(Exercise): Reproduce the listing word for word. Skip any image.

(Provided material):

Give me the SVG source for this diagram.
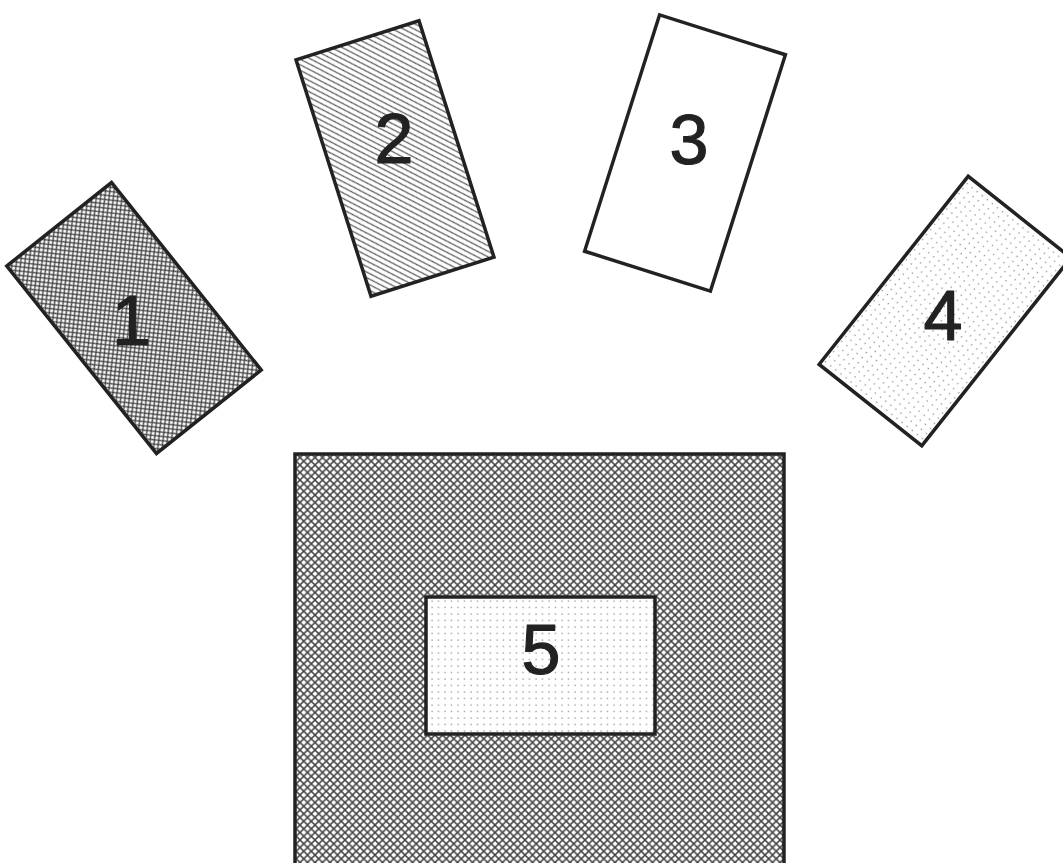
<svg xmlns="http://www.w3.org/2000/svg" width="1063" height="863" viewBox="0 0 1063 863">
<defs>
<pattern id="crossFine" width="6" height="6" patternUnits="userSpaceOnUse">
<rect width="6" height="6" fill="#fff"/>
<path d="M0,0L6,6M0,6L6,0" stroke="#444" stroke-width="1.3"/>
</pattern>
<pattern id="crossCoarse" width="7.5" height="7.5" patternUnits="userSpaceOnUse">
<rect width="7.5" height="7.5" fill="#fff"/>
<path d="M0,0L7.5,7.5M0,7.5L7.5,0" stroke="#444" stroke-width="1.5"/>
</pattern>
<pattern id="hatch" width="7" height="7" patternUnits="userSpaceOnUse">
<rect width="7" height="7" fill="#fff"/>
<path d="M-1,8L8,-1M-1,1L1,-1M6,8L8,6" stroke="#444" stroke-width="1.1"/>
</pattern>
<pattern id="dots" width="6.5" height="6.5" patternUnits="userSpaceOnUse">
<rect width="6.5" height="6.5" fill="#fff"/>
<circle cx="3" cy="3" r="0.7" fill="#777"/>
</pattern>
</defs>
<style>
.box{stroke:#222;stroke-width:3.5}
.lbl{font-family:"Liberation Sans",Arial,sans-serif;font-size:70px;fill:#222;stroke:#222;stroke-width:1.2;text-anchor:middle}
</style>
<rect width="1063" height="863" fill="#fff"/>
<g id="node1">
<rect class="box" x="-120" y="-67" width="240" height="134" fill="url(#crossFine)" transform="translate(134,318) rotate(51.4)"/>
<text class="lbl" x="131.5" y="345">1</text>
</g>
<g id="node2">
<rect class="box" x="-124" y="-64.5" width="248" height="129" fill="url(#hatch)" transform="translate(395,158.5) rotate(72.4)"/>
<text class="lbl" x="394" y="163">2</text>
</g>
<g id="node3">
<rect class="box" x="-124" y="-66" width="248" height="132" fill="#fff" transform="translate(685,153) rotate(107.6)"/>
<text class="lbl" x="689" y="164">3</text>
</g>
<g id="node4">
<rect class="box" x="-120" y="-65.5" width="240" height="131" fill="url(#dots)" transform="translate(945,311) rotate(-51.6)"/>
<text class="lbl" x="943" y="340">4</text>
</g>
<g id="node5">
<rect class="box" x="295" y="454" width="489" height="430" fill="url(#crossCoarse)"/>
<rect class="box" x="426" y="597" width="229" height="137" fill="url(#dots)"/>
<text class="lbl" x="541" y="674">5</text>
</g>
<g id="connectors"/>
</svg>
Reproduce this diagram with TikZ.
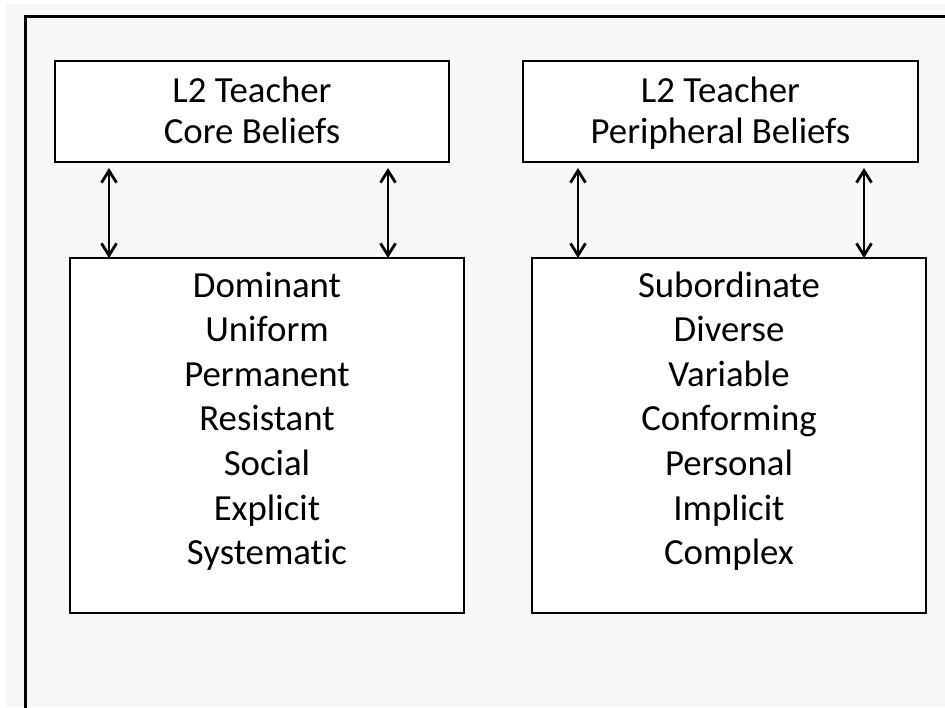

(Output):
Give me the SVG source for this diagram.
<svg xmlns="http://www.w3.org/2000/svg" width="1063" height="863" viewBox="0 0 1063 863">
<defs>
<pattern id="crossFine" width="6" height="6" patternUnits="userSpaceOnUse">
<rect width="6" height="6" fill="#fff"/>
<path d="M0,0L6,6M0,6L6,0" stroke="#444" stroke-width="1.3"/>
</pattern>
<pattern id="crossCoarse" width="7.5" height="7.5" patternUnits="userSpaceOnUse">
<rect width="7.5" height="7.5" fill="#fff"/>
<path d="M0,0L7.5,7.5M0,7.5L7.5,0" stroke="#444" stroke-width="1.5"/>
</pattern>
<pattern id="hatch" width="7" height="7" patternUnits="userSpaceOnUse">
<rect width="7" height="7" fill="#fff"/>
<path d="M-1,8L8,-1M-1,1L1,-1M6,8L8,6" stroke="#444" stroke-width="1.1"/>
</pattern>
<pattern id="dots" width="6.5" height="6.5" patternUnits="userSpaceOnUse">
<rect width="6.5" height="6.5" fill="#fff"/>
<circle cx="3" cy="3" r="0.7" fill="#777"/>
</pattern>
</defs>
<style>
.box{stroke:#222;stroke-width:3.5}
.lbl{font-family:"Liberation Sans",Arial,sans-serif;font-size:70px;fill:#222;stroke:#222;stroke-width:1.2;text-anchor:middle}
</style>
<rect width="1063" height="863" fill="#fff"/>
<g id="node1">
<rect class="box" x="-120" y="-67" width="240" height="134" fill="url(#crossFine)" transform="translate(134,318) rotate(51.4)"/>
<text class="lbl" x="131.5" y="345">1</text>
</g>
<g id="node2">
<rect class="box" x="-124" y="-64.5" width="248" height="129" fill="url(#hatch)" transform="translate(395,158.5) rotate(72.4)"/>
<text class="lbl" x="394" y="163">2</text>
</g>
<g id="node3">
<rect class="box" x="-124" y="-66" width="248" height="132" fill="#fff" transform="translate(685,153) rotate(107.6)"/>
<text class="lbl" x="689" y="164">3</text>
</g>
<g id="node4">
<rect class="box" x="-120" y="-65.5" width="240" height="131" fill="url(#dots)" transform="translate(945,311) rotate(-51.6)"/>
<text class="lbl" x="943" y="340">4</text>
</g>
<g id="node5">
<rect class="box" x="295" y="454" width="489" height="430" fill="url(#crossCoarse)"/>
<rect class="box" x="426" y="597" width="229" height="137" fill="url(#dots)"/>
<text class="lbl" x="541" y="674">5</text>
</g>
<g id="connectors"/>
</svg>
Reproduce this diagram with TikZ.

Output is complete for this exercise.